┌──
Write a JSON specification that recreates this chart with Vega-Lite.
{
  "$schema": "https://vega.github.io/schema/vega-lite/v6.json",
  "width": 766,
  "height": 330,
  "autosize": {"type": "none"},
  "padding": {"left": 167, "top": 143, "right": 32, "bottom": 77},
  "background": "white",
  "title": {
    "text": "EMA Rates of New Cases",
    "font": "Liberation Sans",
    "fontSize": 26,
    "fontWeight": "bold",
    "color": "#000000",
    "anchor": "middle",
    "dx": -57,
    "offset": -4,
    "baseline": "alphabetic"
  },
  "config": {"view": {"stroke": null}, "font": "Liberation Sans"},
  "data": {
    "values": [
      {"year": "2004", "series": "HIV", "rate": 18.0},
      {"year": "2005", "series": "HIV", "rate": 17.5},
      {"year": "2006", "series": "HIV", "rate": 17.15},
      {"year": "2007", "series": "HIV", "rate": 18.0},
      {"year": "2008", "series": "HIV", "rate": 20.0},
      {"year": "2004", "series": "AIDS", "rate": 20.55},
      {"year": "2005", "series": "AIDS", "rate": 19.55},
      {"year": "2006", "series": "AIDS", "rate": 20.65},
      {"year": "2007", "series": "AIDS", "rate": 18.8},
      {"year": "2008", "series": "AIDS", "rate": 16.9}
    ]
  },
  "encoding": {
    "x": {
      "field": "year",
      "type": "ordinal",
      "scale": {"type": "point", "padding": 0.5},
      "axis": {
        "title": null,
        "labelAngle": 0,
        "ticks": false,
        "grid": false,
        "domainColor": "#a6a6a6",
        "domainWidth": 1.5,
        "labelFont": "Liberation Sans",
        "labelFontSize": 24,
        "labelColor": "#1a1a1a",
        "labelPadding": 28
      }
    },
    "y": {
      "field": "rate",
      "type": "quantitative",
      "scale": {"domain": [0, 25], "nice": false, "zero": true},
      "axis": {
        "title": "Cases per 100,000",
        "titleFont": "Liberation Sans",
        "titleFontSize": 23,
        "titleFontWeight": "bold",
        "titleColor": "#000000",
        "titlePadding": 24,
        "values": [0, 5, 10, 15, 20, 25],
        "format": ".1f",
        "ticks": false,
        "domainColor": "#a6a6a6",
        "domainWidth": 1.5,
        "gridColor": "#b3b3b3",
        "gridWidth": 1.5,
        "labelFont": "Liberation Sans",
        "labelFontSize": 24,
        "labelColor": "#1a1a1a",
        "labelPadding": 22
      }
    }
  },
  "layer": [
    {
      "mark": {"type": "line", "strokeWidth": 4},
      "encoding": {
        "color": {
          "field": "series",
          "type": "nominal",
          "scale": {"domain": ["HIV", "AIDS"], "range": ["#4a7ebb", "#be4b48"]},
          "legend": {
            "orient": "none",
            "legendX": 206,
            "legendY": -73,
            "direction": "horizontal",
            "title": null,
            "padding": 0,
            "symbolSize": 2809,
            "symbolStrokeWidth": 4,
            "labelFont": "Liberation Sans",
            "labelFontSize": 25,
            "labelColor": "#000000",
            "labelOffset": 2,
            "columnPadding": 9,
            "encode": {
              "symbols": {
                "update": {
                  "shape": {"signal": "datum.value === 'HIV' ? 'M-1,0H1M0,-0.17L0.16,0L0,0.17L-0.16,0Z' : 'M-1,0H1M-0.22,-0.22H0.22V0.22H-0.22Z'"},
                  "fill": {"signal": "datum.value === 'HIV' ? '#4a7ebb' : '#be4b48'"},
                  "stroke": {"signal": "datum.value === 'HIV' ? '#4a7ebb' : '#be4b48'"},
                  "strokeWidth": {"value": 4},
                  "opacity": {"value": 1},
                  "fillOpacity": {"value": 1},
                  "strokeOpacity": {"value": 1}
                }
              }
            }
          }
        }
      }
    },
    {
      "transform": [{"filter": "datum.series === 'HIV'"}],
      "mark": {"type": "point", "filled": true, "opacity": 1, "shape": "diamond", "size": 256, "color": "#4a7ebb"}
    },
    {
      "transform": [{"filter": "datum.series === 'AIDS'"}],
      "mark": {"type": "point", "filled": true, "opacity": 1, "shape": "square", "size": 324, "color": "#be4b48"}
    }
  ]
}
└──
* _GIVEN TASK_: Make an exact copy of the listing, including every line.

* _COMPLETE OUTPUT_:
Write a JSON specification that recreates this chart with Vega-Lite.
{
  "$schema": "https://vega.github.io/schema/vega-lite/v6.json",
  "width": 766,
  "height": 330,
  "autosize": {"type": "none"},
  "padding": {"left": 167, "top": 143, "right": 32, "bottom": 77},
  "background": "white",
  "title": {
    "text": "EMA Rates of New Cases",
    "font": "Liberation Sans",
    "fontSize": 26,
    "fontWeight": "bold",
    "color": "#000000",
    "anchor": "middle",
    "dx": -57,
    "offset": -4,
    "baseline": "alphabetic"
  },
  "config": {"view": {"stroke": null}, "font": "Liberation Sans"},
  "data": {
    "values": [
      {"year": "2004", "series": "HIV", "rate": 18.0},
      {"year": "2005", "series": "HIV", "rate": 17.5},
      {"year": "2006", "series": "HIV", "rate": 17.15},
      {"year": "2007", "series": "HIV", "rate": 18.0},
      {"year": "2008", "series": "HIV", "rate": 20.0},
      {"year": "2004", "series": "AIDS", "rate": 20.55},
      {"year": "2005", "series": "AIDS", "rate": 19.55},
      {"year": "2006", "series": "AIDS", "rate": 20.65},
      {"year": "2007", "series": "AIDS", "rate": 18.8},
      {"year": "2008", "series": "AIDS", "rate": 16.9}
    ]
  },
  "encoding": {
    "x": {
      "field": "year",
      "type": "ordinal",
      "scale": {"type": "point", "padding": 0.5},
      "axis": {
        "title": null,
        "labelAngle": 0,
        "ticks": false,
        "grid": false,
        "domainColor": "#a6a6a6",
        "domainWidth": 1.5,
        "labelFont": "Liberation Sans",
        "labelFontSize": 24,
        "labelColor": "#1a1a1a",
        "labelPadding": 28
      }
    },
    "y": {
      "field": "rate",
      "type": "quantitative",
      "scale": {"domain": [0, 25], "nice": false, "zero": true},
      "axis": {
        "title": "Cases per 100,000",
        "titleFont": "Liberation Sans",
        "titleFontSize": 23,
        "titleFontWeight": "bold",
        "titleColor": "#000000",
        "titlePadding": 24,
        "values": [0, 5, 10, 15, 20, 25],
        "format": ".1f",
        "ticks": false,
        "domainColor": "#a6a6a6",
        "domainWidth": 1.5,
        "gridColor": "#b3b3b3",
        "gridWidth": 1.5,
        "labelFont": "Liberation Sans",
        "labelFontSize": 24,
        "labelColor": "#1a1a1a",
        "labelPadding": 22
      }
    }
  },
  "layer": [
    {
      "mark": {"type": "line", "strokeWidth": 4},
      "encoding": {
        "color": {
          "field": "series",
          "type": "nominal",
          "scale": {"domain": ["HIV", "AIDS"], "range": ["#4a7ebb", "#be4b48"]},
          "legend": {
            "orient": "none",
            "legendX": 206,
            "legendY": -73,
            "direction": "horizontal",
            "title": null,
            "padding": 0,
            "symbolSize": 2809,
            "symbolStrokeWidth": 4,
            "labelFont": "Liberation Sans",
            "labelFontSize": 25,
            "labelColor": "#000000",
            "labelOffset": 2,
            "columnPadding": 9,
            "encode": {
              "symbols": {
                "update": {
                  "shape": {"signal": "datum.value === 'HIV' ? 'M-1,0H1M0,-0.17L0.16,0L0,0.17L-0.16,0Z' : 'M-1,0H1M-0.22,-0.22H0.22V0.22H-0.22Z'"},
                  "fill": {"signal": "datum.value === 'HIV' ? '#4a7ebb' : '#be4b48'"},
                  "stroke": {"signal": "datum.value === 'HIV' ? '#4a7ebb' : '#be4b48'"},
                  "strokeWidth": {"value": 4},
                  "opacity": {"value": 1},
                  "fillOpacity": {"value": 1},
                  "strokeOpacity": {"value": 1}
                }
              }
            }
          }
        }
      }
    },
    {
      "transform": [{"filter": "datum.series === 'HIV'"}],
      "mark": {"type": "point", "filled": true, "opacity": 1, "shape": "diamond", "size": 256, "color": "#4a7ebb"}
    },
    {
      "transform": [{"filter": "datum.series === 'AIDS'"}],
      "mark": {"type": "point", "filled": true, "opacity": 1, "shape": "square", "size": 324, "color": "#be4b48"}
    }
  ]
}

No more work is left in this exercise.